> [Stored data]

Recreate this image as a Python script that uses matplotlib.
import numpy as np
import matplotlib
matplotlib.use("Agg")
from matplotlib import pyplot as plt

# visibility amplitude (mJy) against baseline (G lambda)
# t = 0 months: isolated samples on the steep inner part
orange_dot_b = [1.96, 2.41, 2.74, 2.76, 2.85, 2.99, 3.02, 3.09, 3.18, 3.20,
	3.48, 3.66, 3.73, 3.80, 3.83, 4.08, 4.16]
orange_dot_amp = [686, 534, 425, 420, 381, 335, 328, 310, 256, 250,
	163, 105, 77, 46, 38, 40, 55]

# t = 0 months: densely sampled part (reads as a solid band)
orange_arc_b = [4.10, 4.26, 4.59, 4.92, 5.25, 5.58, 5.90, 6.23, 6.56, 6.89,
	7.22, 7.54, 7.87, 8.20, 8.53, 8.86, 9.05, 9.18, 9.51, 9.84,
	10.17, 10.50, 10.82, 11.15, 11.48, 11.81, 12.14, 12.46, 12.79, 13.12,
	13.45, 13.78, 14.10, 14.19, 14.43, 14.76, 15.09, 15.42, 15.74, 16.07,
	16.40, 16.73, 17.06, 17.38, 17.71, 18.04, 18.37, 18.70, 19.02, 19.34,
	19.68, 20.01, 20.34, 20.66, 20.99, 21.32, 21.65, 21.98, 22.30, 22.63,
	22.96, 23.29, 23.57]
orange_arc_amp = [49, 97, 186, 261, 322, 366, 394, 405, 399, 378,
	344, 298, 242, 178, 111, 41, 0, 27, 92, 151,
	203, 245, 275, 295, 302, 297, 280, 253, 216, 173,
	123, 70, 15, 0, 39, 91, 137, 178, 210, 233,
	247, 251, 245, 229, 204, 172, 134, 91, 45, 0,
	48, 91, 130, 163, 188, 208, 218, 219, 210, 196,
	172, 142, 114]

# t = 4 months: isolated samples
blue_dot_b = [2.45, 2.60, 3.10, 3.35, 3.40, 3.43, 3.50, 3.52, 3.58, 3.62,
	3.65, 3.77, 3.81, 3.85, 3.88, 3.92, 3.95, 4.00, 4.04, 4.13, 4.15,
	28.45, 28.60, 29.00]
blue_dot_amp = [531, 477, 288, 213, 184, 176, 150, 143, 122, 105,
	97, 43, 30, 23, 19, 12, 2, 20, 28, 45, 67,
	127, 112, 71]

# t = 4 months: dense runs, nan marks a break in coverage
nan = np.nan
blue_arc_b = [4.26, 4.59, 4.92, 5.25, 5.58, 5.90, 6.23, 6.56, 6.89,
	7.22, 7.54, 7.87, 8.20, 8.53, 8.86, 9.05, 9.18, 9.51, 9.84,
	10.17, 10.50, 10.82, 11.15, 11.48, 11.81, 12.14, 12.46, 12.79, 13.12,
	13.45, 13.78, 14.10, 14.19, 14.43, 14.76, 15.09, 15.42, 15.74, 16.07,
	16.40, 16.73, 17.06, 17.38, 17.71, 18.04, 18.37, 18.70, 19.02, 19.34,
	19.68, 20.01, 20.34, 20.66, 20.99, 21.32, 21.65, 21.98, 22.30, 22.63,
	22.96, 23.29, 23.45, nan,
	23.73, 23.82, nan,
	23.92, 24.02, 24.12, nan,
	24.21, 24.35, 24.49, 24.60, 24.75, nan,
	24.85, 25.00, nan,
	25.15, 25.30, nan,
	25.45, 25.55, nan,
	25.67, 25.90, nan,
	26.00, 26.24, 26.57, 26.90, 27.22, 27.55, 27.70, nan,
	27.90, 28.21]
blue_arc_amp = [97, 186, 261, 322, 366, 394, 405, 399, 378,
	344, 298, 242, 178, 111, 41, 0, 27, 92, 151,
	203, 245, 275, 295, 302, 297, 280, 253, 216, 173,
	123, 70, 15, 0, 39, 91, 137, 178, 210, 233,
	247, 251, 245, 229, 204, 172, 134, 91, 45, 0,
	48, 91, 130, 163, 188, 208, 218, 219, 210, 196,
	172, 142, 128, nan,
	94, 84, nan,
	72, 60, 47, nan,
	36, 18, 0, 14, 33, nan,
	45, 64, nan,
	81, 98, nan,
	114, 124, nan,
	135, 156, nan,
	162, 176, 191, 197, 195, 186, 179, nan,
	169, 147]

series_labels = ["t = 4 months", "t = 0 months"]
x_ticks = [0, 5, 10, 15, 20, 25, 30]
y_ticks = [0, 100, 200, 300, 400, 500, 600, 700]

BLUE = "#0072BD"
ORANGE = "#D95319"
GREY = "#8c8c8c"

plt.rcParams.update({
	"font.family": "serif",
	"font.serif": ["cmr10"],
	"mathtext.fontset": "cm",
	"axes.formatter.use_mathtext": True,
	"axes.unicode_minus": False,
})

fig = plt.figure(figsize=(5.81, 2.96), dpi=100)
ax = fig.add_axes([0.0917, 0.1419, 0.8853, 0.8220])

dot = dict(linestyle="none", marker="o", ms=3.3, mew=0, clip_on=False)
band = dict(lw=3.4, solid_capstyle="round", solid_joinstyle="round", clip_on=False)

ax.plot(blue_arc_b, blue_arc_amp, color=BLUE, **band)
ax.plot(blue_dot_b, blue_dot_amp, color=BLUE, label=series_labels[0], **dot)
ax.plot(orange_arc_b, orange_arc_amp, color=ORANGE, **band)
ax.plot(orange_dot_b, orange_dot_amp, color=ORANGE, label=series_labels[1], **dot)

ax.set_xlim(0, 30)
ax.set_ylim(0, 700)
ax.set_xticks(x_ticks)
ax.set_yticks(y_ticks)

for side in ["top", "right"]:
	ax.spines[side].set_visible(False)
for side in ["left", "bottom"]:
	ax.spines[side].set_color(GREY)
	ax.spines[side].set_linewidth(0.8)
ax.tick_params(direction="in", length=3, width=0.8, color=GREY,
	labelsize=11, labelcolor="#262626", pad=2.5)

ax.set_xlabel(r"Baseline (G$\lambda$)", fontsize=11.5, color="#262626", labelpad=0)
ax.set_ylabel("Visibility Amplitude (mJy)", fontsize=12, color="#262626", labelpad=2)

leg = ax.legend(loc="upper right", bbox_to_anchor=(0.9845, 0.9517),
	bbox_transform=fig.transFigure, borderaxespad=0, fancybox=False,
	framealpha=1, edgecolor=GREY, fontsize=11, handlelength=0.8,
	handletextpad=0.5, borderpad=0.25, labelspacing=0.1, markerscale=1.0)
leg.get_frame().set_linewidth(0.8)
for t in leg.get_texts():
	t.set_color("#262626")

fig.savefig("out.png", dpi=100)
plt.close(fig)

> [What you have to do] Beginning at the top of the data, please return every line until and including the line containing "127, 112, 71]", copied exactly, and nothing past it.

> [Written solution]
Recreate this image as a Python script that uses matplotlib.
import numpy as np
import matplotlib
matplotlib.use("Agg")
from matplotlib import pyplot as plt

# visibility amplitude (mJy) against baseline (G lambda)
# t = 0 months: isolated samples on the steep inner part
orange_dot_b = [1.96, 2.41, 2.74, 2.76, 2.85, 2.99, 3.02, 3.09, 3.18, 3.20,
	3.48, 3.66, 3.73, 3.80, 3.83, 4.08, 4.16]
orange_dot_amp = [686, 534, 425, 420, 381, 335, 328, 310, 256, 250,
	163, 105, 77, 46, 38, 40, 55]

# t = 0 months: densely sampled part (reads as a solid band)
orange_arc_b = [4.10, 4.26, 4.59, 4.92, 5.25, 5.58, 5.90, 6.23, 6.56, 6.89,
	7.22, 7.54, 7.87, 8.20, 8.53, 8.86, 9.05, 9.18, 9.51, 9.84,
	10.17, 10.50, 10.82, 11.15, 11.48, 11.81, 12.14, 12.46, 12.79, 13.12,
	13.45, 13.78, 14.10, 14.19, 14.43, 14.76, 15.09, 15.42, 15.74, 16.07,
	16.40, 16.73, 17.06, 17.38, 17.71, 18.04, 18.37, 18.70, 19.02, 19.34,
	19.68, 20.01, 20.34, 20.66, 20.99, 21.32, 21.65, 21.98, 22.30, 22.63,
	22.96, 23.29, 23.57]
orange_arc_amp = [49, 97, 186, 261, 322, 366, 394, 405, 399, 378,
	344, 298, 242, 178, 111, 41, 0, 27, 92, 151,
	203, 245, 275, 295, 302, 297, 280, 253, 216, 173,
	123, 70, 15, 0, 39, 91, 137, 178, 210, 233,
	247, 251, 245, 229, 204, 172, 134, 91, 45, 0,
	48, 91, 130, 163, 188, 208, 218, 219, 210, 196,
	172, 142, 114]

# t = 4 months: isolated samples
blue_dot_b = [2.45, 2.60, 3.10, 3.35, 3.40, 3.43, 3.50, 3.52, 3.58, 3.62,
	3.65, 3.77, 3.81, 3.85, 3.88, 3.92, 3.95, 4.00, 4.04, 4.13, 4.15,
	28.45, 28.60, 29.00]
blue_dot_amp = [531, 477, 288, 213, 184, 176, 150, 143, 122, 105,
	97, 43, 30, 23, 19, 12, 2, 20, 28, 45, 67,
	127, 112, 71]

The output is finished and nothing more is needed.